Mayeur Projects is particularly happy to welcome “Tin Man, Slabs, and My Father’s House”, Stuart Arends’s 1st show in New Mexico for a while, and 1st show in Las Vegas for sure. This show is made of recent work and we are proud of that.
After visiting Stuart’s house, off grid in the middle of nowhere but immersed in bright light, we thought that our main space would be typically the House of light that makes the experience of Stuart’s work intense, astonishing, ever changing. Let’s discover the intense mass of works. Metal, Wood, Wax. Colored. Polished. Heavy and dense objects born from the hands of the silversmith. Objects of density. The material shines and suggests. A concentration of sensation and feeling, distant seemingly of the artist as active subject.
As French people, we highly appreciate the commitment of the artist curious about Italy of the early Renaissance: Stu Arends encountered physically Giotto and Piero Della Francesca at their home, in Italy, in the physical relationship with the works – Who emerges unscathed from such meetings? He looked for their physical presence, he met them more than he looked at them. I like to imagine Stuart in their century. The same ability to integrate the chromatic distance and the geometry into compositions which finally concentrate the experience of the world.

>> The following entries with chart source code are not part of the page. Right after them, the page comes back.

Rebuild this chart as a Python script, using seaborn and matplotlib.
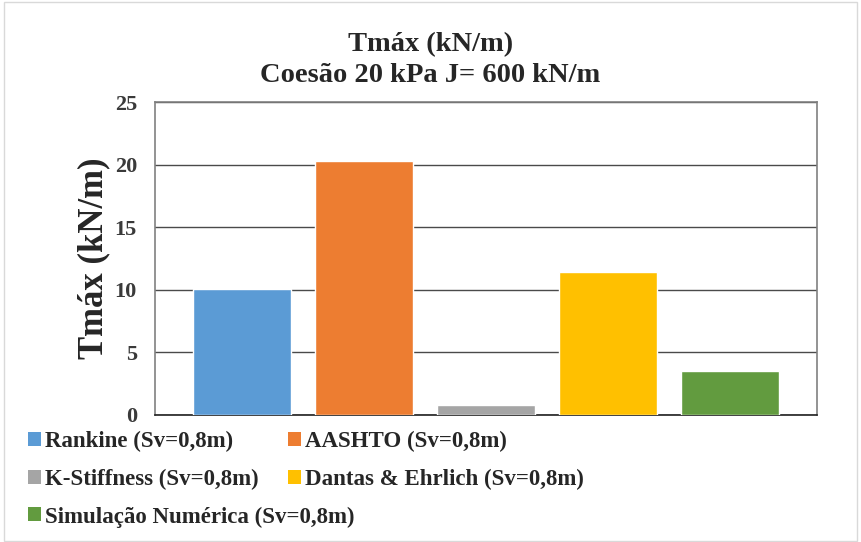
import pandas as pd
import numpy as np
import seaborn as sns
import matplotlib.pyplot as plt
from matplotlib.patches import Patch, Rectangle

# Values
metodos = ['Rankine (Sv=0,8m)', 'AASHTO (Sv=0,8m)', 'K-Stiffness (Sv=0,8m)',
           'Dantas & Ehrlich (Sv=0,8m)', 'Simulação Numérica (Sv=0,8m)']
tmax = [10.1, 20.3, 0.8, 11.4, 3.5]
cores = ['#5B9BD5', '#ED7D31', '#A5A5A5', '#FFC000', '#629B3F']
yticks = [0, 5, 10, 15, 20, 25]

df = pd.DataFrame({'metodo': metodos, 'tmax': tmax})

sns.set_style('white')
plt.rcParams['font.family'] = ['Liberation Serif', 'DejaVu Serif']
plt.rcParams['font.weight'] = 'bold'

fig = plt.figure(figsize=(8.61, 5.42), dpi=100)
ax = fig.add_axes([155 / 861, 1 - 415 / 542, 662 / 861, 313 / 542])

sns.barplot(data=df, x='metodo', y='tmax', hue='metodo', palette=cores,
            order=metodos, hue_order=metodos, width=0.8, legend=False,
            saturation=1, ax=ax, zorder=3)

ax.set_xlim(-0.71, 4.71)
ax.set_ylim(0, 25)
ax.set_yticks(yticks)
ax.set_yticklabels([str(t) for t in yticks], fontsize=16, fontweight='bold', color='#3a3a3a')
ax.set_xticks([])
ax.set_xlabel('')
ax.set_ylabel('Tmáx (kN/m)', fontsize=25, fontweight='bold', labelpad=3)
ax.tick_params(axis='y', length=0, pad=13)
ax.yaxis.grid(True, color='#4a4a4a', linewidth=1, zorder=0)
ax.set_axisbelow(True)

for side in ['left', 'right', 'top']:
    ax.spines[side].set_color('#808080')
    ax.spines[side].set_linewidth(1.2)
ax.spines['bottom'].set_color('#202020')
ax.spines['bottom'].set_linewidth(1.2)

fig.text(0.5, 1 - 60 / 542, 'Tmáx (kN/m)\nCoesão 20 kPa J= 600 kN/m', ha='center', va='center',
         fontsize=20.5, fontweight='bold', linespacing=1.35)

handles = [Patch(facecolor=c, edgecolor='none') for c in cores]
leg_kw = dict(frameon=False, prop={'weight': 'bold', 'size': 16.5},
              handlelength=0.55, handleheight=0.55, handletextpad=0.2, labelspacing=0.72,
              borderpad=0, borderaxespad=0)
leg1 = fig.legend([handles[0], handles[2], handles[4]], [metodos[0], metodos[2], metodos[4]],
                  loc='upper left', bbox_to_anchor=(28 / 861, 1 - 431 / 542), **leg_kw)
leg2 = fig.legend([handles[1], handles[3]], [metodos[1], metodos[3]],
                  loc='upper left', bbox_to_anchor=(288 / 861, 1 - 431 / 542), **leg_kw)

fig.patches.append(Rectangle((4 / 861, 0.002), 1 - 8 / 861, 0.994, transform=fig.transFigure,
                             fill=False, edgecolor='#d9d9d9', linewidth=1))

fig.savefig('out.png', dpi=100)
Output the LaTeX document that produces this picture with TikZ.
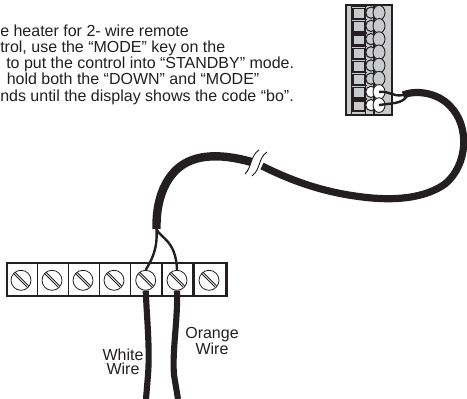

But Stuart Arends is living in another century. It is now possible to live far and close at the same time. The retreat is possible while staying connected to the World. Either the encounter is experienced in the artist’s studio, far from the crowded world, or in the gallery, in Italy or in las Vegas New Mexico, with the gentleness of the artist who thinks, who laughs, who concentrates, who connects, who makes sensitive the intellectual experience and makes understandable the sensitive experience, through the encounter with his works – Who humbly puts himself set back from the radiant works, strong of their own power, but of which we feel that a gesture, a look, a curiosity, an amusement, a very human memory were alive altogether in their birth, in their slow construction and in their completion.